We can distinguish three levels of love. First, there is the lowest one: eros, according to the Greeks. Eros is a love that is more inclined to self-satisfaction. It is to love another for the sake of oneself. Love, in this sense, is something I do for me, to please myself. Second, there is the love of friendship: filia. This is about loving another person for the sake of that person. In true friendship, there is no selfishness. This form of love, although more perfect, is not the one Jesus is asking of us when He instructs us to love each other. We must strive to attain the third level of love: agape. Agape is a love of communion – a sharing of one’s life with another person, to the point of even giving it up for the sake of that person. “God is agape.” (1John 4:16) The new commandment of Christ is right about this request of love. It is a communion. In agape there is no selfishness, nor even the simple consideration that my neighbour is a person worthy to be loved; rather, it is a truly unconditional love, the offer of a divine measure – the love of Christ for us unto the end. What is this end?

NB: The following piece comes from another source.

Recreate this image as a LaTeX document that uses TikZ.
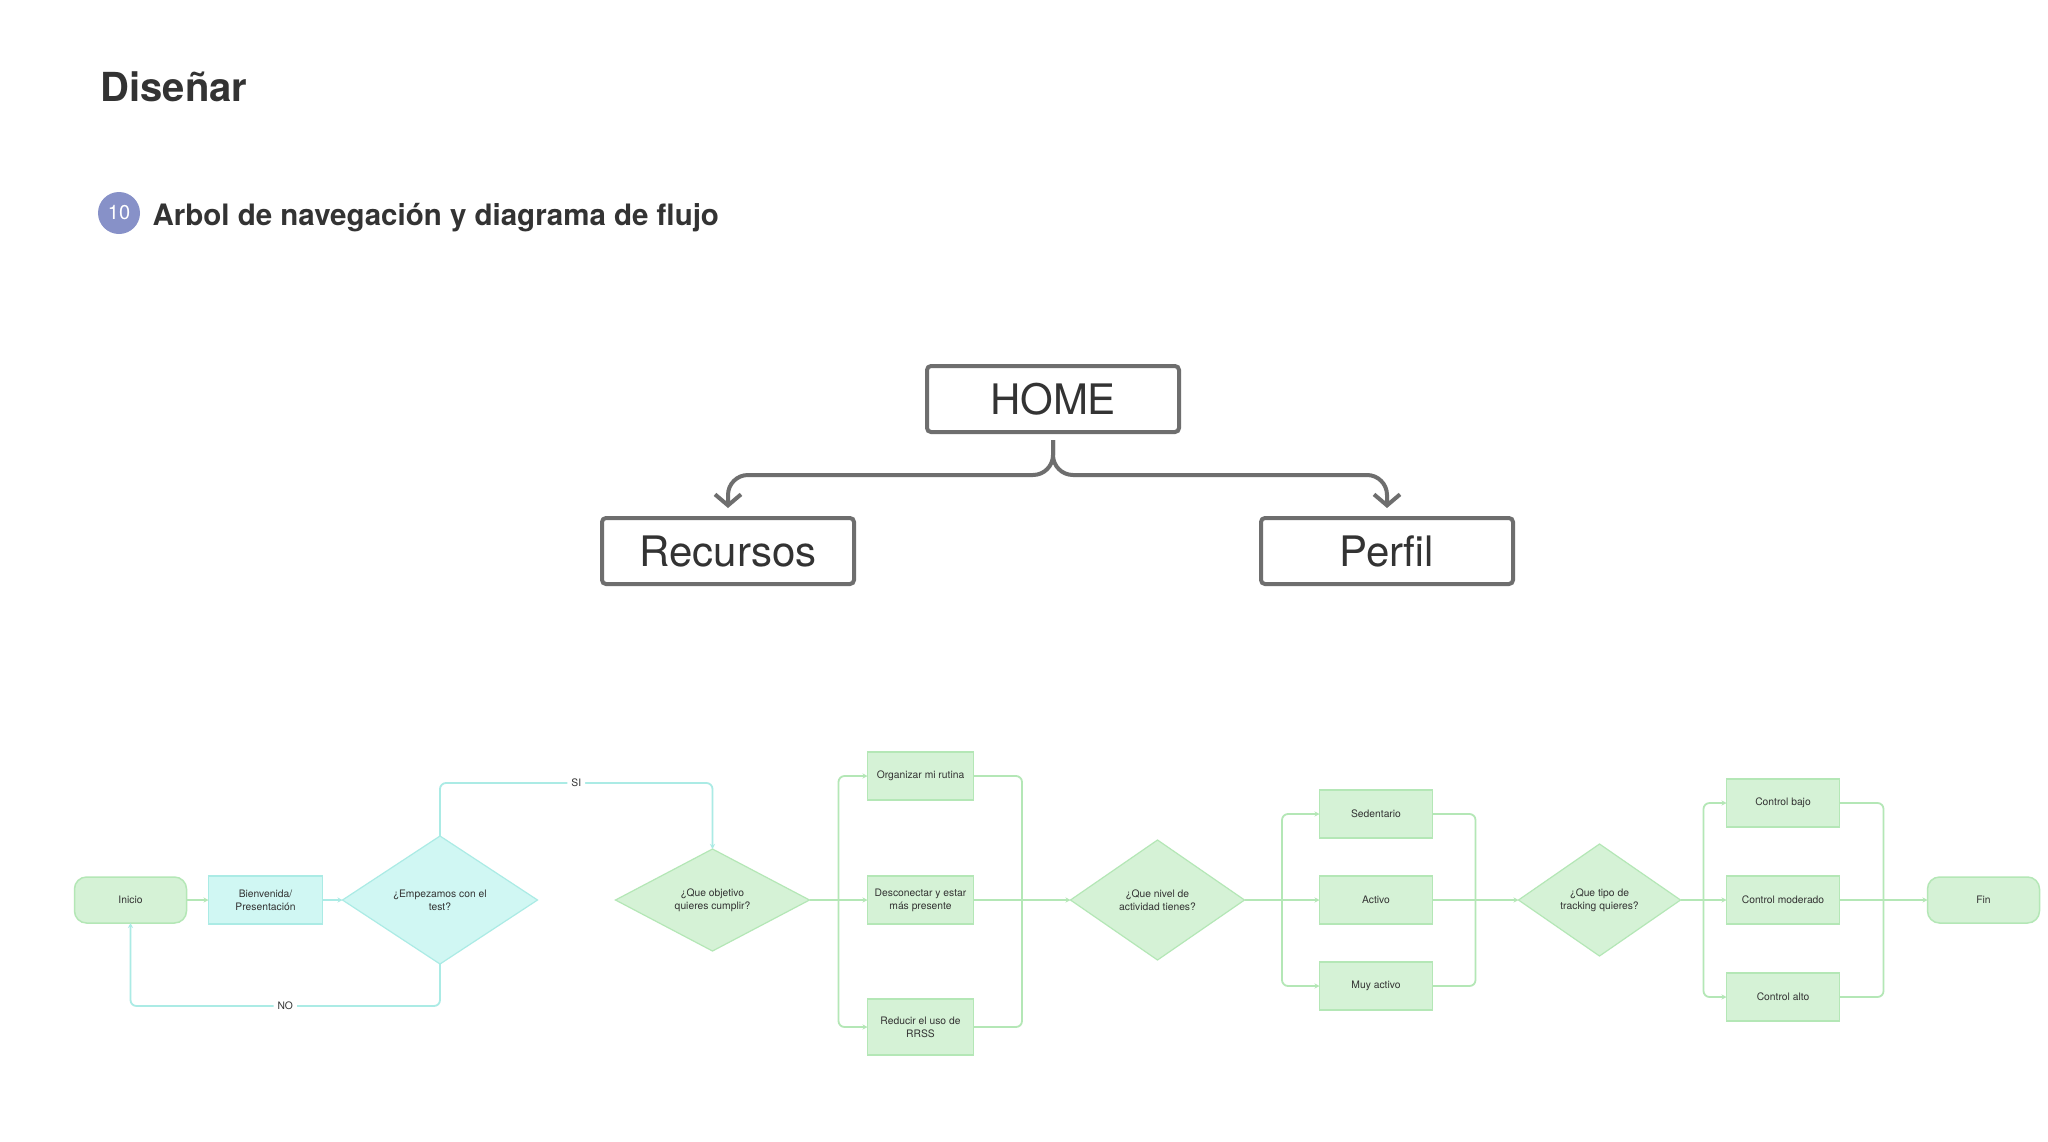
\documentclass[tikz,border=0pt]{standalone}
\usepackage{fontspec}
\setmainfont{TeX Gyre Heros}
\usetikzlibrary{positioning,shapes.geometric,arrows.meta,calc}
\definecolor{ink}{HTML}{333333}
\definecolor{treegray}{HTML}{6E6E6E}
\definecolor{greenfill}{HTML}{D5F2D6}
\definecolor{greenline}{HTML}{B4E7B6}
\definecolor{cyanfill}{HTML}{D0F7F3}
\definecolor{cyanline}{HTML}{ABEBE5}
\definecolor{badge}{HTML}{8791C8}

\tikzset{
  treebox/.style={draw=treegray, line width=4pt, rounded corners=4pt,
    minimum width=252pt, minimum height=66pt, text=ink,
    font=\fontsize{42}{48}\selectfont},
  treeedge/.style={draw=treegray, line width=4pt, rounded corners=20pt,
    -{Straight Barb[length=11pt,width=26pt]}, shorten >=8pt, shorten <=6pt},
  flowtext/.style={font=\fontsize{10.3}{13}\selectfont, text=ink, align=center,
    inner sep=0pt, outer sep=0pt},
  endpoint/.style={flowtext, draw=greenline, fill=greenfill, line width=1.5pt,
    rounded corners=12pt, minimum width=112pt, minimum height=46pt},
  gbox/.style={flowtext, draw=greenline, fill=greenfill, line width=1.2pt,
    minimum width=106pt, minimum height=48pt},
  cbox/.style={gbox, draw=cyanline, fill=cyanfill},
  gdec/.style={flowtext, diamond, aspect=1.5, draw=greenline, fill=greenfill, line width=1.2pt},
  cdec/.style={gdec, draw=cyanline, fill=cyanfill},
  gline/.style={draw=greenline, line width=1.8pt, rounded corners=6pt},
  gedge/.style={gline, -{Stealth[length=5pt,width=5pt]}},
  cedge/.style={gedge, draw=cyanline},
  lbl/.style={flowtext, fill=white, inner sep=4pt},
}

\begin{document}
\begin{tikzpicture}[x=1pt, y=-1pt]
  \fill[white] (0,0) rectangle (2048,1141);
  \useasboundingbox (0,0) rectangle (2048,1141);
  % Headings
  \node[anchor=base west, text=ink, font=\fontsize{40}{48}\selectfont\bfseries] (titulo) at (97,101) {Diseñar};
  \node[circle, fill=badge, minimum size=42pt, inner sep=0pt, text=white,
    font=\fontsize{20}{20}\selectfont] (num) at (119,213) {10};
  \node[anchor=base west, text=ink, font=\fontsize{29.5}{36}\selectfont\bfseries] (subtitulo) at (149,225) {Arbol de navegación y diagrama de flujo};
  % Navigation tree
  \node[treebox] (home) at (1053,399) {HOME};
  \node[treebox, below=82pt of home, xshift=-325pt] (recursos) {Recursos};
  \node[treebox, below=82pt of home, xshift=334pt] (perfil) {Perfil};
  \draw[treeedge] (home.south) -- ++(0,41) -| (recursos.north);
  \draw[treeedge] (home.south) -- ++(0,41) -| (perfil.north);
  % Define flow nodes
  \node[endpoint] (inicio) at (130.5,900) {Inicio};
  \node[cbox, minimum width=114pt, right=22pt of inicio] (bienvenida) {Bienvenida/\\Presentación};
  \node[cdec, minimum width=195pt, minimum height=128pt, right=20pt of bienvenida] (test) {¿Empezamos con el\\test?};
  \node[gdec, minimum width=194pt, minimum height=102pt, right=78pt of test] (objetivo) {¿Que objetivo\\quieres cumplir?};
  \node[gbox, right=58pt of objetivo] (desconectar) {Desconectar y estar\\más presente};
  \node[gbox, above=76pt of desconectar] (rutina) {Organizar mi rutina};
  \node[gbox, minimum height=56pt, below=75pt of desconectar] (rrss) {Reducir el uso de\\RRSS};
  \node[gdec, minimum width=174pt, minimum height=120pt, right=97pt of desconectar] (nivel) {¿Que nivel de\\actividad tienes?};
  \node[gbox, minimum width=113pt, right=75pt of nivel] (activo) {Activo};
  \node[gbox, minimum width=113pt, above=38pt of activo] (sedentario) {Sedentario};
  \node[gbox, minimum width=113pt, below=38pt of activo] (muyactivo) {Muy activo};
  \node[gdec, minimum width=162pt, minimum height=112pt, right=86pt of activo] (tracking) {¿Que tipo de\\tracking quieres?};
  \node[gbox, minimum width=113pt, right=46pt of tracking] (cmoderado) {Control moderado};
  \node[gbox, minimum width=113pt, above=49pt of cmoderado] (cbajo) {Control bajo};
  \node[gbox, minimum width=113pt, below=49pt of cmoderado] (calto) {Control alto};
  \node[endpoint, right=88pt of cmoderado] (fin) {Fin};
  % Split and join points
  \coordinate (split1) at ($(objetivo.east)!0.5!(desconectar.west)$);
  \coordinate (join1) at ($(desconectar.east)!0.5!(nivel.west)$);
  \coordinate (split2) at ($(nivel.east)!0.5!(activo.west)$);
  \coordinate (join2) at ($(activo.east)!0.5!(tracking.west)$);
  \coordinate (split3) at ($(tracking.east)!0.5!(cmoderado.west)$);
  \coordinate (join3) at ($(cmoderado.east)!0.5!(fin.west)$);
  % Define flow edges
  \draw[gedge] (inicio) -- (bienvenida);
  \draw[cedge] (bienvenida) -- (test);
  \draw[cedge] (test.north) -- ++(0,-53) -| node[lbl, pos=0.25] {SI} (objetivo.north);
  \draw[cedge] (test.south) -- ++(0,42) -| node[lbl, pos=0.25] {NO} (inicio.south);
  \draw[gedge] (objetivo) -- (desconectar);
  \draw[gedge] (split1) |- (rutina);
  \draw[gedge] (split1) |- (rrss);
  \draw[gline] (rutina) -| (join1);
  \draw[gline] (rrss) -| (join1);
  \draw[gedge] (desconectar) -- (nivel);
  \draw[gedge] (nivel) -- (activo);
  \draw[gedge] (split2) |- (sedentario);
  \draw[gedge] (split2) |- (muyactivo);
  \draw[gline] (sedentario) -| (join2);
  \draw[gline] (muyactivo) -| (join2);
  \draw[gedge] (activo) -- (tracking);
  \draw[gedge] (tracking) -- (cmoderado);
  \draw[gedge] (split3) |- (cbajo);
  \draw[gedge] (split3) |- (calto);
  \draw[gline] (cbajo) -| (join3);
  \draw[gline] (calto) -| (join3);
  \draw[gedge] (cmoderado) -- (fin);
\end{tikzpicture}
\end{document}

So we understand why Jesus adds to His commandment a second part: “…as I have loved you, you also must love one another.” In Christ we have the model of love – how to love – and also its definitive truth. “As I have loved you” is now the imperative for all Christians to conform their lives to this love. How did Jesus love us? We should again make reference to the Gospel of St John to find out. In the same chapter, at the beginning, we find these words: “…having loved his own who were in the world, he loved them unto the end.” (John 13:1) This end is the Cross. Let us remember that Jesus is pronouncing these teachings before His Passover. While nailed to the Cross, stretching wide His arms as to embrace mankind, Jesus said, “It is finished” – “It is consummated,” (John 19:30) and breathed His last.

The sacrifice of the Cross was thereby accomplished. The love of Christ unto the end is therefore a reference to the completion of the sacrifice of the Cross. Jesus, our divine Lamb who takes away the sin of the world, was slain, was immolated. In His death, we have been saved. Dear brothers and sisters, this is to love – to die for the sake of another. Jesus died for us. Are we able to die to ourselves in order to love as Jesus did, and give our life to another as an exchange of divine charity? Christian love is not a social work, or mere human compassion. It is giving ourselves to another person as Christ did for us, and for the sake of His love for us.

Love requires sacrifice up to the Cross. Love, if it is not sacrificial, might easily become another way to merely display our skills, our philanthropy. We not only give to others part of our time, our money, or share with them our food – we give them our hearts. We not only help a person in need – we see in that person Jesus Christ, our divine Saviour. Love needs God; conversely, God wishes to be loved in a free exchange of love for love.

“Love unto the end” is finally also the manifestation of the Holy Eucharist as the sacrifice of the Cross unto death. Christ loved us to such an extent that He immolated His life for us. Again, in the Gospel of St John, the beloved disciple of the Lord, we read: “Greater love than this no man hath, that a man lay down his life for his friends.” (John 15:13)

In the Blessed Sacrament of Jesus’ Body and Blood, we have the infinite love of God, but abased. God became man and died for us, so as to be ground in His death as the grain of wheat fallen to the earth (cf. John 12:24) in order to become bread – the Bread of Life. If we do not adore the Holy Eucharist, we have no strength to serve the poor and the most in need with unconditional – divine – love. Love can never put the sacraments aside and say: Better to do something than waste my time in worship and prayer! Let us always begin with adoration of the Blessed Sacrament, so as to love in truth, according to that divine measure – a love with no measure, that is eternal, and which transforms us from egocentric persons into Christ-centered faithful. So may we love with enduring charity. Amen.